Sólo te va a dar trabajo agujerear todo para que te queden las letras bien formadas. Hecho eso, lo más simple es cablearlas. Ponés en serie tantos LEDs como sea posible sin pasarte de la tensión de alimentación y en paralelo a esa tira, otra con la misma cantidad de LEDs, y así.

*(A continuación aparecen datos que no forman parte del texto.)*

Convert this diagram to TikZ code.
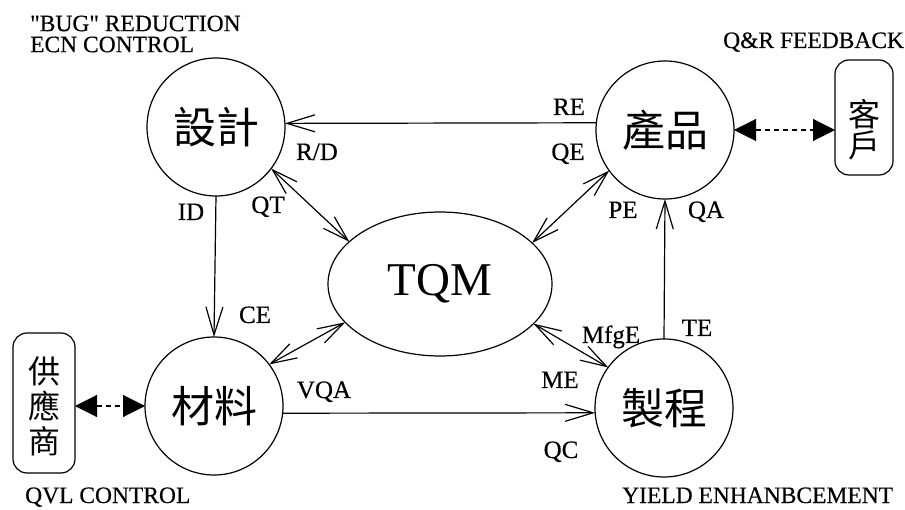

Supongamos que tenés 9V y LEDs de 2,5V/20mA y que tenés una "O" formada con 12LEDs. Con tres LEDs llegás a 7,5V (uno más y te pasaste, así que ahí habrá que parar) y buscás una resistencia en la que caiga el Volt y medio que te sobra.
1,5V/0,02A=75Ohm. Serán 68 u 82 los valores comerciales más cercanos (preferible usar 82). Con 1/4W de potencia en las resistencias alcanza.
Conectás de a tres en serie con la resistencia, te quedan 4 series y ahora las conectás en paralelo. 
Listo, a la otra letra.

El cálculo para tu circuito lo harás vos de acuerdo a los LEDs que uses, el mío fue sólo un ejemplo.

Slaudos


----------



## Vanzpp92 (Dic 18, 2009)

okk a ver si entendi lo que dices es que conecte los 3 leds en serie con una resistencia para que sean los 9v y depsues conectar otros 3 en paralelo con otra resistencia y asi
todas las letras ?


----------



## Cacho (Dic 18, 2009)

No, no entendiste bien.



Cacho dijo:


> El cálculo para tu circuito lo harás vos de acuerdo a los LEDs que uses, el mío fue sólo un ejemplo.

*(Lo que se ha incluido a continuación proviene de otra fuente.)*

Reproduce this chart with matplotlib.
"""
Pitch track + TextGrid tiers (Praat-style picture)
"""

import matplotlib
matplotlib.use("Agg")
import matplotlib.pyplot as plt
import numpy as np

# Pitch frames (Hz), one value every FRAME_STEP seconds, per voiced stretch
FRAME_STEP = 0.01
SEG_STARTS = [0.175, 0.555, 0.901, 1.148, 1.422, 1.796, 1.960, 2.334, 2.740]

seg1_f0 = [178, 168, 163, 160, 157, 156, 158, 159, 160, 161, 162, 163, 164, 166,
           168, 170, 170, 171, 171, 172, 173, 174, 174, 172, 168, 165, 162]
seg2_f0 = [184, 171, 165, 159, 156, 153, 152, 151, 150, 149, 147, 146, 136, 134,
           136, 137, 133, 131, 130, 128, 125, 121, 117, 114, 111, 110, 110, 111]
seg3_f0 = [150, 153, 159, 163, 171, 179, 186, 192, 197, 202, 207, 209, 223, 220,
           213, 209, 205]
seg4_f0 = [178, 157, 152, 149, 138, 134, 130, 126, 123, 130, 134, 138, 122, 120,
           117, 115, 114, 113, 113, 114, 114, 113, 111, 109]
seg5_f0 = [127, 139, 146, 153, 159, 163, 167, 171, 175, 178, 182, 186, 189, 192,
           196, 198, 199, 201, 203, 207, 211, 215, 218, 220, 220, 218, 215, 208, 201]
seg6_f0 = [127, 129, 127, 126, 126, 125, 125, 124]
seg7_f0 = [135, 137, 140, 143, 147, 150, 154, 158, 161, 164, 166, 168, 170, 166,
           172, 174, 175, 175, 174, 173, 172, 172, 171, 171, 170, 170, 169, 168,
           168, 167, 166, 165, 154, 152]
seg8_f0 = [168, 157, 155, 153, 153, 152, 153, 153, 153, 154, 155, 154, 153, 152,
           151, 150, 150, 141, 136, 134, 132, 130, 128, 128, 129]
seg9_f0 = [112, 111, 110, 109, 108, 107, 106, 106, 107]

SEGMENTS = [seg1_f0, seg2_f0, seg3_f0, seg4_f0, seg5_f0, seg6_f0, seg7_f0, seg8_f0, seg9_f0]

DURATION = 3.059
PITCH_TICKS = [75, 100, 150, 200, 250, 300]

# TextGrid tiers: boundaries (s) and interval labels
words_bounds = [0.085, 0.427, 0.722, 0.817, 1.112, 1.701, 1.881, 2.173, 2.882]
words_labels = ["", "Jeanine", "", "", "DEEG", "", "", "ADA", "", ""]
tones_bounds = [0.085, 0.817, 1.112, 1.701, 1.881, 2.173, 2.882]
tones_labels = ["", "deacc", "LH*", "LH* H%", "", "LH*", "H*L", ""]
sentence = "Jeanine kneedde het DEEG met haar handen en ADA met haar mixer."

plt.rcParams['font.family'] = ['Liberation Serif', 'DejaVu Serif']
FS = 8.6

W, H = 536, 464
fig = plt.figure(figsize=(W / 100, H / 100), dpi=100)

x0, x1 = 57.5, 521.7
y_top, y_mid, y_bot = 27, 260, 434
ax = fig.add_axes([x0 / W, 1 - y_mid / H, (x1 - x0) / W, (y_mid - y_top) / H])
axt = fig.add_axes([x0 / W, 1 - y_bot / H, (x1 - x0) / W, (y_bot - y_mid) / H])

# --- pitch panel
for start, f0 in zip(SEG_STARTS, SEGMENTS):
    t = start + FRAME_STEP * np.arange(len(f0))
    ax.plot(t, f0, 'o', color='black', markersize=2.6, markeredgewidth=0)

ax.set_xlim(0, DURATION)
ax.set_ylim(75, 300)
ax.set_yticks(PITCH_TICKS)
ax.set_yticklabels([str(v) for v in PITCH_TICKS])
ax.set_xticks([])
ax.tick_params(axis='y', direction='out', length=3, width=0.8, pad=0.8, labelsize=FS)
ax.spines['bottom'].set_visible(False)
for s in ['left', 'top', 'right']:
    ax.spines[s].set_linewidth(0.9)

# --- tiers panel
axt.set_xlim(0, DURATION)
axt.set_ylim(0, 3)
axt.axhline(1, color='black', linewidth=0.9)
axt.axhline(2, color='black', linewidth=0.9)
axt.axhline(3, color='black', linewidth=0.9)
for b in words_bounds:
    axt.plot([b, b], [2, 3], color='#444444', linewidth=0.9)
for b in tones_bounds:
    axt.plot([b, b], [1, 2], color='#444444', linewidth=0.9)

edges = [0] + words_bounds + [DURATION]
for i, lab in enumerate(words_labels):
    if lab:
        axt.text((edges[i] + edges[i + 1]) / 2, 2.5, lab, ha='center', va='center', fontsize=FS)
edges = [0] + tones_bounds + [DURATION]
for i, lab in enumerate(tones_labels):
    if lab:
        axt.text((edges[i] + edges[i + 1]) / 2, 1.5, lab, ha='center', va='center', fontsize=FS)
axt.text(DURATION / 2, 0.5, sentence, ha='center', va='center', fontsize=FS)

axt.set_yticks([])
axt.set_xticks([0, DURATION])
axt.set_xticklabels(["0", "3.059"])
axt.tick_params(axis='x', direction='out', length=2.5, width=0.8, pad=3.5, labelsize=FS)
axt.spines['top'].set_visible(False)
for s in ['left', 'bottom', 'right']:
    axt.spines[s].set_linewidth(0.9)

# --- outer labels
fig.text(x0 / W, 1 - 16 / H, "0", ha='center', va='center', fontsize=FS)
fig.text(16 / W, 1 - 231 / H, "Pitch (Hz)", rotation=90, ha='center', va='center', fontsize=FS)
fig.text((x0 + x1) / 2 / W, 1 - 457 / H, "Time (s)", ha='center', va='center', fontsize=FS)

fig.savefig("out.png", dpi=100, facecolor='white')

Centrate en l aprimera parte de la respuesta, ahí expliqué la idea detás de lo que hice en el ejemplo. Eso es lo importante.
El ejemplo sólo es válido para las condiciones que planteé (no son comunes los LEDs con esas características).

Saludos


----------



## Vanzpp92 (Dic 18, 2009)

Cacho dijo:


> Ponés en serie tantos LEDs como sea posible sin pasarte de la tensión de alimentación y en paralelo a esa tira, otra con la misma cantidad de LEDs, y así.
> 
> 
> El cálculo para tu circuito lo harás vos de acuerdo a los LEDs que uses, el mío fue sólo un ejemplo.
> ...



okk ya me quedo claro 

graciass por todo

Saludos


----------



## Cacho (Dic 18, 2009)

De nada.

Sólo acordate de la resistencia para hacer caer la diferencia de voltaje que te quede entre la suma de los LEDs y la alimentación.

Saludos


----------



## sydjoe (Jun 28, 2012)

Cacho dijo:


> No es algo muy complicado que digamos lo que pretendés.
> 
> Sólo te va a dar trabajo agujerear todo para que te queden las letras bien formadas. Hecho eso, lo más simple es cablearlas. Ponés en serie tantos LEDs como sea posible sin pasarte de la tensión de alimentación y en paralelo a esa tira, otra con la misma cantidad de LEDs, y así.
> 
> ...


buenos dias yo quiero formar mi nombre con leds pero no se hacer la forma de la letra, si me pudieras explicar como hacerla (lo quiero formar con leds no con una matriz leds) para que me quede como la foto que deje adjunta.


----------